▶ **Do this**
Write out the complete material exactly as it stands.

═══ Dataset extract

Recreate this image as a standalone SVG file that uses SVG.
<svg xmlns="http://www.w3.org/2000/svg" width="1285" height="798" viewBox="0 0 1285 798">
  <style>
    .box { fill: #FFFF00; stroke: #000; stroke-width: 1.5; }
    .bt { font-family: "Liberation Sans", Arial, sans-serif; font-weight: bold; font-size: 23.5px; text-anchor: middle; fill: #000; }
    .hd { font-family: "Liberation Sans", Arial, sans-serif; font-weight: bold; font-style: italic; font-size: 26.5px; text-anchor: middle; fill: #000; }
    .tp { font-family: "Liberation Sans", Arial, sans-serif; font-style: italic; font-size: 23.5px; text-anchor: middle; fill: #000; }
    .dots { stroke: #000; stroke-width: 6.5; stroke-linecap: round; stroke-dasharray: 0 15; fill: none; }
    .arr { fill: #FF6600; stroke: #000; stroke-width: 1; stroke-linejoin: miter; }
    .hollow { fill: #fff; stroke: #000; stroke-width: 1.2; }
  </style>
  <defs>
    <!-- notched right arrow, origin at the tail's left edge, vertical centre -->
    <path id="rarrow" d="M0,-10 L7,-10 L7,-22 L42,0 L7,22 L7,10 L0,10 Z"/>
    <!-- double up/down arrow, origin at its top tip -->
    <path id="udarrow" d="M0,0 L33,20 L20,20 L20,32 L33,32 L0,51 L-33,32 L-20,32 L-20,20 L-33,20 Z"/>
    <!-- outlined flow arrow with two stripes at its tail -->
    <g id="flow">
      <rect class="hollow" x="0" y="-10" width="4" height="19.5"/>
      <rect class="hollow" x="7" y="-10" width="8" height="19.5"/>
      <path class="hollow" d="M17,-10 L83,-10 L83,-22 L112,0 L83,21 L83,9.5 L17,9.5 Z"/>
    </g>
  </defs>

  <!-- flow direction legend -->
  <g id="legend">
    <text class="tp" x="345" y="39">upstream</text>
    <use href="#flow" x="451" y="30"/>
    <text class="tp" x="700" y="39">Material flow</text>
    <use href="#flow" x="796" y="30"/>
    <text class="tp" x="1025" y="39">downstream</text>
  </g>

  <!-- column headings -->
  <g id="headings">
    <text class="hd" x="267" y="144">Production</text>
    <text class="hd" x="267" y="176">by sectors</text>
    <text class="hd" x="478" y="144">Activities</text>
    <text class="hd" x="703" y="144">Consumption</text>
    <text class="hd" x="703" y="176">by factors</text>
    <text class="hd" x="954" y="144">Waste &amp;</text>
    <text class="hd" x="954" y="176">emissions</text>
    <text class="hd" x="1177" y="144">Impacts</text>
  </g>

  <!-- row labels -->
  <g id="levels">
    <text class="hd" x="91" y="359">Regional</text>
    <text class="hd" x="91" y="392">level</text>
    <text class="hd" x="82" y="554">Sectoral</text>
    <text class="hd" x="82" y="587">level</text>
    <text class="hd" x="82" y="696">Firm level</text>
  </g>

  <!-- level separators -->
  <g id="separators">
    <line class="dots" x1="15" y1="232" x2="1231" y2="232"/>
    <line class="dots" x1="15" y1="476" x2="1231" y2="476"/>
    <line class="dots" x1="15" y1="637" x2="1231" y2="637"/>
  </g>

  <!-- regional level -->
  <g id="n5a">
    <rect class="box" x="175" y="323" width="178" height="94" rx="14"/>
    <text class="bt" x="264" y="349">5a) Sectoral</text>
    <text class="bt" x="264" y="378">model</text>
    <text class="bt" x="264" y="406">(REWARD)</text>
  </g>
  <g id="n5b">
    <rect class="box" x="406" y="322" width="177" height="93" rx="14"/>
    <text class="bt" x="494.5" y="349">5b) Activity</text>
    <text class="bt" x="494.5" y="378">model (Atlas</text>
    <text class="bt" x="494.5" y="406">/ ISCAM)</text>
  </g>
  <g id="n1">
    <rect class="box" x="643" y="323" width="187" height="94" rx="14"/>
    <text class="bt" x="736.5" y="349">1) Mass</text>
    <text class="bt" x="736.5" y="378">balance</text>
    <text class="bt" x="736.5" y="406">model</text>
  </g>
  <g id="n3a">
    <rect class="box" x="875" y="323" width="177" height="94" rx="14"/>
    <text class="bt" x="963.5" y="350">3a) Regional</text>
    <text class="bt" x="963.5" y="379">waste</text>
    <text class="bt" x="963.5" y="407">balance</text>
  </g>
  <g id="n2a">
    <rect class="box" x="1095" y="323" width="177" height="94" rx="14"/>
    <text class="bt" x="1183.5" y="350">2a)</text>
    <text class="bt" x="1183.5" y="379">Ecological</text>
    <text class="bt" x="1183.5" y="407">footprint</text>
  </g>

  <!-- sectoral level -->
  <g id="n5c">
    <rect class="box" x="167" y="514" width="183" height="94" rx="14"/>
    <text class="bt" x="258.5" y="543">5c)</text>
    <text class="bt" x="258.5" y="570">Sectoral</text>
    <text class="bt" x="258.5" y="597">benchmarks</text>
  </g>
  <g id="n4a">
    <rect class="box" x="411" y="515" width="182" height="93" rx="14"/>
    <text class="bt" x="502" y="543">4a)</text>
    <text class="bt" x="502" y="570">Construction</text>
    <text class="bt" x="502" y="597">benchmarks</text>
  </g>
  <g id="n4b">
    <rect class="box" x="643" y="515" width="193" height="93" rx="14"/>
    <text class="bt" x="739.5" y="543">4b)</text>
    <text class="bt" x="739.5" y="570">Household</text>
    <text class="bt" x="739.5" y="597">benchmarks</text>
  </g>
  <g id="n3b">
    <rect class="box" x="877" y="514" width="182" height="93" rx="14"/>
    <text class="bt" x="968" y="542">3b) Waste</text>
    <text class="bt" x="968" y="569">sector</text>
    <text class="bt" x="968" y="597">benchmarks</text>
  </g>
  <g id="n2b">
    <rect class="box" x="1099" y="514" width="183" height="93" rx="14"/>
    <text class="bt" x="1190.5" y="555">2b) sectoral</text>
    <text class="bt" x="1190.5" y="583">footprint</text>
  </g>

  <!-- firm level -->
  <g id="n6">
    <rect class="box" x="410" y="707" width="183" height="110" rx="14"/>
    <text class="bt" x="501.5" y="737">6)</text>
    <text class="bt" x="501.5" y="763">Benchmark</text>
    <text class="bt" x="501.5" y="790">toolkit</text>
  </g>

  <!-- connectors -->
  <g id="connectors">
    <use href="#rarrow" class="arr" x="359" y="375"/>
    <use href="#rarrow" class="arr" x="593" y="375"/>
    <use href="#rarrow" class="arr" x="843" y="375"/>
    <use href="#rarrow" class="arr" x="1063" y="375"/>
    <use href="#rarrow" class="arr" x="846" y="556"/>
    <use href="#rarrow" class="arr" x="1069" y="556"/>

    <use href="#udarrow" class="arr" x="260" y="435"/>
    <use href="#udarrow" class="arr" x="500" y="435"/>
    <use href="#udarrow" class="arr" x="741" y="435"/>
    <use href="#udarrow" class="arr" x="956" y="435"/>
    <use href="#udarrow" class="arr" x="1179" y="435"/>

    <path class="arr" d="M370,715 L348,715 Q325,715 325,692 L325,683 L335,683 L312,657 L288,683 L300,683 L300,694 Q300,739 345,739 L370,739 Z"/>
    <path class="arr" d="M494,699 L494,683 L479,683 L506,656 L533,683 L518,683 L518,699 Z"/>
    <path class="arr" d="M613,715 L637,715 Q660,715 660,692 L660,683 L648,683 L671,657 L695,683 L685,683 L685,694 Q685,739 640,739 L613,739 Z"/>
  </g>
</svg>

══════

▶ **Solution**
Recreate this image as a standalone SVG file that uses SVG.
<svg xmlns="http://www.w3.org/2000/svg" width="1285" height="798" viewBox="0 0 1285 798">
  <style>
    .box { fill: #FFFF00; stroke: #000; stroke-width: 1.5; }
    .bt { font-family: "Liberation Sans", Arial, sans-serif; font-weight: bold; font-size: 23.5px; text-anchor: middle; fill: #000; }
    .hd { font-family: "Liberation Sans", Arial, sans-serif; font-weight: bold; font-style: italic; font-size: 26.5px; text-anchor: middle; fill: #000; }
    .tp { font-family: "Liberation Sans", Arial, sans-serif; font-style: italic; font-size: 23.5px; text-anchor: middle; fill: #000; }
    .dots { stroke: #000; stroke-width: 6.5; stroke-linecap: round; stroke-dasharray: 0 15; fill: none; }
    .arr { fill: #FF6600; stroke: #000; stroke-width: 1; stroke-linejoin: miter; }
    .hollow { fill: #fff; stroke: #000; stroke-width: 1.2; }
  </style>
  <defs>
    <!-- notched right arrow, origin at the tail's left edge, vertical centre -->
    <path id="rarrow" d="M0,-10 L7,-10 L7,-22 L42,0 L7,22 L7,10 L0,10 Z"/>
    <!-- double up/down arrow, origin at its top tip -->
    <path id="udarrow" d="M0,0 L33,20 L20,20 L20,32 L33,32 L0,51 L-33,32 L-20,32 L-20,20 L-33,20 Z"/>
    <!-- outlined flow arrow with two stripes at its tail -->
    <g id="flow">
      <rect class="hollow" x="0" y="-10" width="4" height="19.5"/>
      <rect class="hollow" x="7" y="-10" width="8" height="19.5"/>
      <path class="hollow" d="M17,-10 L83,-10 L83,-22 L112,0 L83,21 L83,9.5 L17,9.5 Z"/>
    </g>
  </defs>

  <!-- flow direction legend -->
  <g id="legend">
    <text class="tp" x="345" y="39">upstream</text>
    <use href="#flow" x="451" y="30"/>
    <text class="tp" x="700" y="39">Material flow</text>
    <use href="#flow" x="796" y="30"/>
    <text class="tp" x="1025" y="39">downstream</text>
  </g>

  <!-- column headings -->
  <g id="headings">
    <text class="hd" x="267" y="144">Production</text>
    <text class="hd" x="267" y="176">by sectors</text>
    <text class="hd" x="478" y="144">Activities</text>
    <text class="hd" x="703" y="144">Consumption</text>
    <text class="hd" x="703" y="176">by factors</text>
    <text class="hd" x="954" y="144">Waste &amp;</text>
    <text class="hd" x="954" y="176">emissions</text>
    <text class="hd" x="1177" y="144">Impacts</text>
  </g>

  <!-- row labels -->
  <g id="levels">
    <text class="hd" x="91" y="359">Regional</text>
    <text class="hd" x="91" y="392">level</text>
    <text class="hd" x="82" y="554">Sectoral</text>
    <text class="hd" x="82" y="587">level</text>
    <text class="hd" x="82" y="696">Firm level</text>
  </g>

  <!-- level separators -->
  <g id="separators">
    <line class="dots" x1="15" y1="232" x2="1231" y2="232"/>
    <line class="dots" x1="15" y1="476" x2="1231" y2="476"/>
    <line class="dots" x1="15" y1="637" x2="1231" y2="637"/>
  </g>

  <!-- regional level -->
  <g id="n5a">
    <rect class="box" x="175" y="323" width="178" height="94" rx="14"/>
    <text class="bt" x="264" y="349">5a) Sectoral</text>
    <text class="bt" x="264" y="378">model</text>
    <text class="bt" x="264" y="406">(REWARD)</text>
  </g>
  <g id="n5b">
    <rect class="box" x="406" y="322" width="177" height="93" rx="14"/>
    <text class="bt" x="494.5" y="349">5b) Activity</text>
    <text class="bt" x="494.5" y="378">model (Atlas</text>
    <text class="bt" x="494.5" y="406">/ ISCAM)</text>
  </g>
  <g id="n1">
    <rect class="box" x="643" y="323" width="187" height="94" rx="14"/>
    <text class="bt" x="736.5" y="349">1) Mass</text>
    <text class="bt" x="736.5" y="378">balance</text>
    <text class="bt" x="736.5" y="406">model</text>
  </g>
  <g id="n3a">
    <rect class="box" x="875" y="323" width="177" height="94" rx="14"/>
    <text class="bt" x="963.5" y="350">3a) Regional</text>
    <text class="bt" x="963.5" y="379">waste</text>
    <text class="bt" x="963.5" y="407">balance</text>
  </g>
  <g id="n2a">
    <rect class="box" x="1095" y="323" width="177" height="94" rx="14"/>
    <text class="bt" x="1183.5" y="350">2a)</text>
    <text class="bt" x="1183.5" y="379">Ecological</text>
    <text class="bt" x="1183.5" y="407">footprint</text>
  </g>

  <!-- sectoral level -->
  <g id="n5c">
    <rect class="box" x="167" y="514" width="183" height="94" rx="14"/>
    <text class="bt" x="258.5" y="543">5c)</text>
    <text class="bt" x="258.5" y="570">Sectoral</text>
    <text class="bt" x="258.5" y="597">benchmarks</text>
  </g>
  <g id="n4a">
    <rect class="box" x="411" y="515" width="182" height="93" rx="14"/>
    <text class="bt" x="502" y="543">4a)</text>
    <text class="bt" x="502" y="570">Construction</text>
    <text class="bt" x="502" y="597">benchmarks</text>
  </g>
  <g id="n4b">
    <rect class="box" x="643" y="515" width="193" height="93" rx="14"/>
    <text class="bt" x="739.5" y="543">4b)</text>
    <text class="bt" x="739.5" y="570">Household</text>
    <text class="bt" x="739.5" y="597">benchmarks</text>
  </g>
  <g id="n3b">
    <rect class="box" x="877" y="514" width="182" height="93" rx="14"/>
    <text class="bt" x="968" y="542">3b) Waste</text>
    <text class="bt" x="968" y="569">sector</text>
    <text class="bt" x="968" y="597">benchmarks</text>
  </g>
  <g id="n2b">
    <rect class="box" x="1099" y="514" width="183" height="93" rx="14"/>
    <text class="bt" x="1190.5" y="555">2b) sectoral</text>
    <text class="bt" x="1190.5" y="583">footprint</text>
  </g>

  <!-- firm level -->
  <g id="n6">
    <rect class="box" x="410" y="707" width="183" height="110" rx="14"/>
    <text class="bt" x="501.5" y="737">6)</text>
    <text class="bt" x="501.5" y="763">Benchmark</text>
    <text class="bt" x="501.5" y="790">toolkit</text>
  </g>

  <!-- connectors -->
  <g id="connectors">
    <use href="#rarrow" class="arr" x="359" y="375"/>
    <use href="#rarrow" class="arr" x="593" y="375"/>
    <use href="#rarrow" class="arr" x="843" y="375"/>
    <use href="#rarrow" class="arr" x="1063" y="375"/>
    <use href="#rarrow" class="arr" x="846" y="556"/>
    <use href="#rarrow" class="arr" x="1069" y="556"/>

    <use href="#udarrow" class="arr" x="260" y="435"/>
    <use href="#udarrow" class="arr" x="500" y="435"/>
    <use href="#udarrow" class="arr" x="741" y="435"/>
    <use href="#udarrow" class="arr" x="956" y="435"/>
    <use href="#udarrow" class="arr" x="1179" y="435"/>

    <path class="arr" d="M370,715 L348,715 Q325,715 325,692 L325,683 L335,683 L312,657 L288,683 L300,683 L300,694 Q300,739 345,739 L370,739 Z"/>
    <path class="arr" d="M494,699 L494,683 L479,683 L506,656 L533,683 L518,683 L518,699 Z"/>
    <path class="arr" d="M613,715 L637,715 Q660,715 660,692 L660,683 L648,683 L671,657 L695,683 L685,683 L685,694 Q685,739 640,739 L613,739 Z"/>
  </g>
</svg>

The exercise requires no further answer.